After the bat lay on the turf, the two on-field umpires intervened to talk to the two angry players as Chris Gayle, playing for RCB, came on to calm his West Indian teammate.
Later, in the final over, following a misunderstanding, Pollard and Rohit Sharma were at the same end and bowler Starc clipped off the bails. Pollard kicked the ground in disgust before leaving.
But this was all fun and games compared to an incident that was described by the Wisden Cricketers' Almanack as "one of the most undignified incidents in Test history."
In October 1981, Pakistan arrived in Australia for a three-match Test series under the leadership of Javed Miandad. Now, Miandad had earned a reputation as one of cricket's best sledgers. And it wasn't just that -- he was a great batsman too and a street-fighter to the core.
The Aussies weren't any less. In Dennis Lillee, Greg Chappell and Rod Marsh -- they were past masters in the art of sledging. But sometimes when tempers flared, it became difficult to restrict the war to just words.

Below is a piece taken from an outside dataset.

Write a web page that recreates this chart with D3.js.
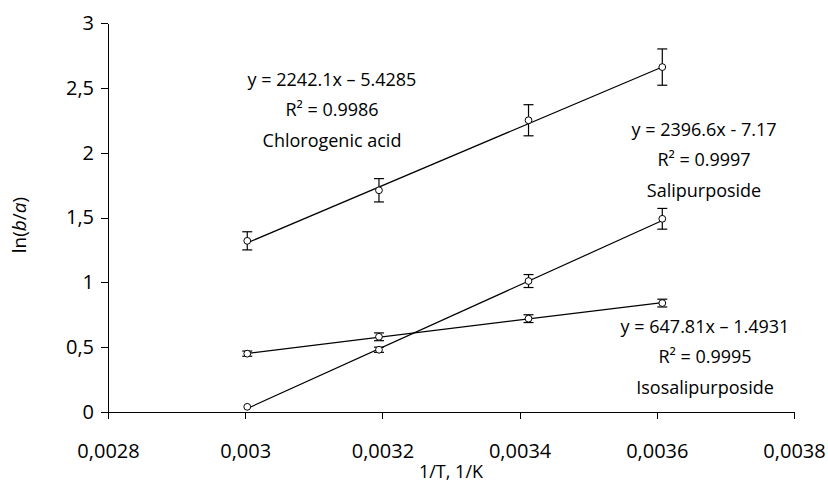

Australia were in charge when the incident occured. The hosts were bowled out for 180 but Lillee (5 for 18) and Terry Alderman (4 for 36) struck back to dismiss Pakistan for just 62. In the second innings, Australia's batsmen came to the party and made their way to 424 for 8. Pakistan needed 543 to win or had to survive two days to draw the match.
It didn't start off well. Pakistan were reduced to 27 for 2 by Alderman before Javed Mianded walked in. Miandad and Mansoor Akhtar held firm for a while and it looked like they had a partnership going when with 40 minutes left to tea, things just went crazy.
Miandad turned Lillee behind square for an easy single, but somehow managed to collide with the bowler. Most eyewitnesses -- not Greg Chappell and other Aussie players -- agreed that Lillee was to blame and he had deliberately moved into the batsman's path.
A review of the TV replays clearly shows that Lillee moved into Miandad's path and then even let loose a kick at the batsman.
But it led to a very famous picture of Lillee in his boxing stance, Miandad with his bat above his head poised to hit Lillee and the umpire desperately trying keep them from fighting. It was wild, it was real, it was cricket's version of the Wild West and even though Pollard and Starc heated things up when the search for cricket's biggest fight begins -- Miandad and Lillee still top the stakes.